A recent AP report recounts Sweden’s shift toward a cashless economy:

In most Swedish cities, public buses don’t accept cash; tickets are prepaid or purchased with a cell phone text message. A small but growing number of businesses only take cards, and some bank offices — which make money on electronic transactions — have stopped handling cash altogether.

Bills and coins represent only 3 percent of Sweden’s economy, compared to an average of 9 percent in the eurozone and 7 percent in the U.S., according to the Bank for International Settlements, an umbrella organization for the world’s central banks.

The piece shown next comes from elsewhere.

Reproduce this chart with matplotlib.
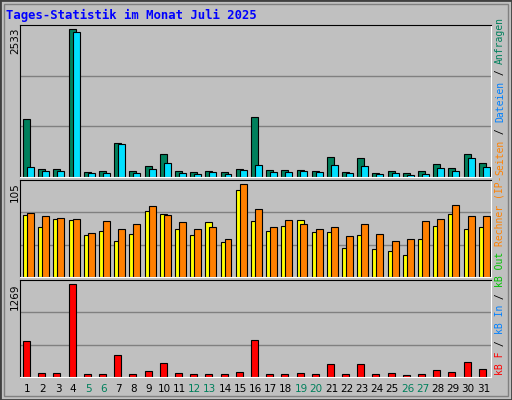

For ABBA’s Bjoern Ulvaeus, the move away from cash is fundamentally a matter of security:

After his son was robbed for the third time he started advocating a faster transition to a fully digital economy, if only to make life harder for thieves.

The pop star’s involvement has given the story legs, but he might be on to something:

The Swedish Bankers’ Association says the shrinkage of the cash economy is already making an impact in crime statistics. The number of bank robberies in Sweden plunged from 110 in 2008 to 16 in 2011 — the lowest level since it started keeping records 30 years ago. It says robberies of security transports are also down.

Analysis in today’s Financial Times highlights several other costs of cash.  For example, the EU banned the €500 note in 2010 after discovering that it was almost exclusively used by money-launderers shifting cash for criminal gangs. Also from the FT:

A 2008 study by the McKinsey consultancy estimated that in Europe €60bn-€100bn annually is spent on processing cash payments, a figure that includes the production of notes and coins, transport and security.

A move to exclusively electronic payments would presumably reduce such costs and make transactions for illicit goods and services more difficult. As such, a cashless society may hold particular appeal for places in the developing world where crime and corruption present much larger challenges to security and the rule of law. As the AP and FT articles suggest, the technology may be pushing societies toward a cashless frontier but it’s also worth considering whether certain jurisdictions could benefit from a legislative nudge.

In planning for the development of a new city in a special development region, the Honduran government took explicit legal steps that give the city the authority to limit the use of cash, including the possibility of an outright ban. The hope is that the absolute or near absence of cash will cut down on the bribery and drug trafficking that are now pervasive in the rest of the country, both by taking cash out of the equation and by making suspect transactions easier to track electronically.